◆ Brief ◆
Your job is to retype all of the data word for word, leaving every image out.

◆ Dataset content ◆
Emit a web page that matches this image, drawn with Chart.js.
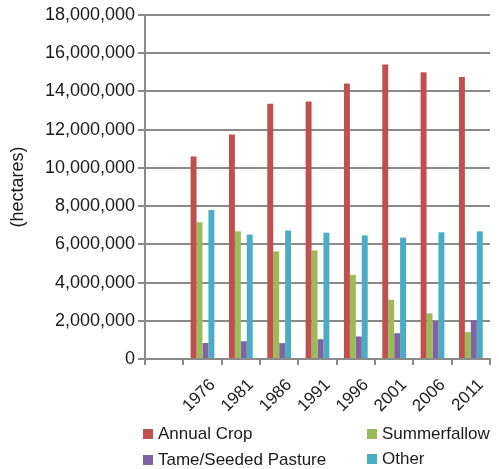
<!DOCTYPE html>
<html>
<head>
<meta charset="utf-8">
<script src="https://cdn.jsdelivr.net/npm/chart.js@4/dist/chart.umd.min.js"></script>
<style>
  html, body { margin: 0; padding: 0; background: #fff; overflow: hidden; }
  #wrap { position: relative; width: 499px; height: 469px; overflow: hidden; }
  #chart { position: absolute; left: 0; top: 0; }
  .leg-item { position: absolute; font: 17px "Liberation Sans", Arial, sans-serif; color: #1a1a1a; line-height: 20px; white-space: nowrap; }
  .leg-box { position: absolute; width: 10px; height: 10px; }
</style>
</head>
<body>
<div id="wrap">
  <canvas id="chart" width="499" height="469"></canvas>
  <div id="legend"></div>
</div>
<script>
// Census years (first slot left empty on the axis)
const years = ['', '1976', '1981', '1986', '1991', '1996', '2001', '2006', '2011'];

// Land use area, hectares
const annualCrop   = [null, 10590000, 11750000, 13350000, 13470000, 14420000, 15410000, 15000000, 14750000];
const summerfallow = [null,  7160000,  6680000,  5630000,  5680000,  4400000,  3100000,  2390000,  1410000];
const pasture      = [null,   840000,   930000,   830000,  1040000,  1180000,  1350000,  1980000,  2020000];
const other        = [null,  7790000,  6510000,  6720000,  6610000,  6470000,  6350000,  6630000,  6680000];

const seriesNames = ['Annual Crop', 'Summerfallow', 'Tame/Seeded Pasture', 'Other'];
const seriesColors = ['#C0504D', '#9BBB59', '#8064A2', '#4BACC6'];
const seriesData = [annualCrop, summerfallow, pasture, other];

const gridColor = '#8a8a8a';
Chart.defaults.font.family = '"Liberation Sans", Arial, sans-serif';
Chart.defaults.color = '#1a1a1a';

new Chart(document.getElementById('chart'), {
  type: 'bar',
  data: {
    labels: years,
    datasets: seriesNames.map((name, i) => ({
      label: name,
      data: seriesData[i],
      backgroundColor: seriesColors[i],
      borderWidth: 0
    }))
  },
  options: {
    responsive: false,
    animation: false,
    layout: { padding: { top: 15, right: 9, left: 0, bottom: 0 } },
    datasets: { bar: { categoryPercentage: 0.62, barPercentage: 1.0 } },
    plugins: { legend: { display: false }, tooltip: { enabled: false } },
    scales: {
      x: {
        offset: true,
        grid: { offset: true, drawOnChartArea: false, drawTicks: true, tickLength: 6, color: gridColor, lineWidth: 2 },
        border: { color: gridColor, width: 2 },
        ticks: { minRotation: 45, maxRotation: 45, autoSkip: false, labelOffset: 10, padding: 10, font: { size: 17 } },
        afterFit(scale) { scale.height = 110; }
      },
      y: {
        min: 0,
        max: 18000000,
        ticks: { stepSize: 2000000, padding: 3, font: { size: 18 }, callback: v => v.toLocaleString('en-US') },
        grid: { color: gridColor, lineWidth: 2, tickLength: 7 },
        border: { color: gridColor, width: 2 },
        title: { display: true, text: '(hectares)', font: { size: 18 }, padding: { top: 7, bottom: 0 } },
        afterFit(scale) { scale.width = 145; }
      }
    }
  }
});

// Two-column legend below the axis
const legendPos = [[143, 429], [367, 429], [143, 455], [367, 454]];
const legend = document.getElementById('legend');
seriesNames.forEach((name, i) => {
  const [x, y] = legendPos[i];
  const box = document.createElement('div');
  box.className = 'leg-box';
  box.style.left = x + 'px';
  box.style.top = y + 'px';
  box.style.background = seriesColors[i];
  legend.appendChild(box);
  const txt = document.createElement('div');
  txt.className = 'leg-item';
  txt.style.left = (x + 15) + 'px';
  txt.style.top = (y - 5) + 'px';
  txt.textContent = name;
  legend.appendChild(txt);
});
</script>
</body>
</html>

◆ Correct output ◆
Emit a web page that matches this image, drawn with Chart.js.
<!DOCTYPE html>
<html>
<head>
<meta charset="utf-8">
<script src="https://cdn.jsdelivr.net/npm/chart.js@4/dist/chart.umd.min.js"></script>
<style>
  html, body { margin: 0; padding: 0; background: #fff; overflow: hidden; }
  #wrap { position: relative; width: 499px; height: 469px; overflow: hidden; }
  #chart { position: absolute; left: 0; top: 0; }
  .leg-item { position: absolute; font: 17px "Liberation Sans", Arial, sans-serif; color: #1a1a1a; line-height: 20px; white-space: nowrap; }
  .leg-box { position: absolute; width: 10px; height: 10px; }
</style>
</head>
<body>
<div id="wrap">
  <canvas id="chart" width="499" height="469"></canvas>
  <div id="legend"></div>
</div>
<script>
// Census years (first slot left empty on the axis)
const years = ['', '1976', '1981', '1986', '1991', '1996', '2001', '2006', '2011'];

// Land use area, hectares
const annualCrop   = [null, 10590000, 11750000, 13350000, 13470000, 14420000, 15410000, 15000000, 14750000];
const summerfallow = [null,  7160000,  6680000,  5630000,  5680000,  4400000,  3100000,  2390000,  1410000];
const pasture      = [null,   840000,   930000,   830000,  1040000,  1180000,  1350000,  1980000,  2020000];
const other        = [null,  7790000,  6510000,  6720000,  6610000,  6470000,  6350000,  6630000,  6680000];

const seriesNames = ['Annual Crop', 'Summerfallow', 'Tame/Seeded Pasture', 'Other'];
const seriesColors = ['#C0504D', '#9BBB59', '#8064A2', '#4BACC6'];
const seriesData = [annualCrop, summerfallow, pasture, other];

const gridColor = '#8a8a8a';
Chart.defaults.font.family = '"Liberation Sans", Arial, sans-serif';
Chart.defaults.color = '#1a1a1a';

new Chart(document.getElementById('chart'), {
  type: 'bar',
  data: {
    labels: years,
    datasets: seriesNames.map((name, i) => ({
      label: name,
      data: seriesData[i],
      backgroundColor: seriesColors[i],
      borderWidth: 0
    }))
  },
  options: {
    responsive: false,
    animation: false,
    layout: { padding: { top: 15, right: 9, left: 0, bottom: 0 } },
    datasets: { bar: { categoryPercentage: 0.62, barPercentage: 1.0 } },
    plugins: { legend: { display: false }, tooltip: { enabled: false } },
    scales: {
      x: {
        offset: true,
        grid: { offset: true, drawOnChartArea: false, drawTicks: true, tickLength: 6, color: gridColor, lineWidth: 2 },
        border: { color: gridColor, width: 2 },
        ticks: { minRotation: 45, maxRotation: 45, autoSkip: false, labelOffset: 10, padding: 10, font: { size: 17 } },
        afterFit(scale) { scale.height = 110; }
      },
      y: {
        min: 0,
        max: 18000000,
        ticks: { stepSize: 2000000, padding: 3, font: { size: 18 }, callback: v => v.toLocaleString('en-US') },
        grid: { color: gridColor, lineWidth: 2, tickLength: 7 },
        border: { color: gridColor, width: 2 },
        title: { display: true, text: '(hectares)', font: { size: 18 }, padding: { top: 7, bottom: 0 } },
        afterFit(scale) { scale.width = 145; }
      }
    }
  }
});

// Two-column legend below the axis
const legendPos = [[143, 429], [367, 429], [143, 455], [367, 454]];
const legend = document.getElementById('legend');
seriesNames.forEach((name, i) => {
  const [x, y] = legendPos[i];
  const box = document.createElement('div');
  box.className = 'leg-box';
  box.style.left = x + 'px';
  box.style.top = y + 'px';
  box.style.background = seriesColors[i];
  legend.appendChild(box);
  const txt = document.createElement('div');
  txt.className = 'leg-item';
  txt.style.left = (x + 15) + 'px';
  txt.style.top = (y - 5) + 'px';
  txt.textContent = name;
  legend.appendChild(txt);
});
</script>
</body>
</html>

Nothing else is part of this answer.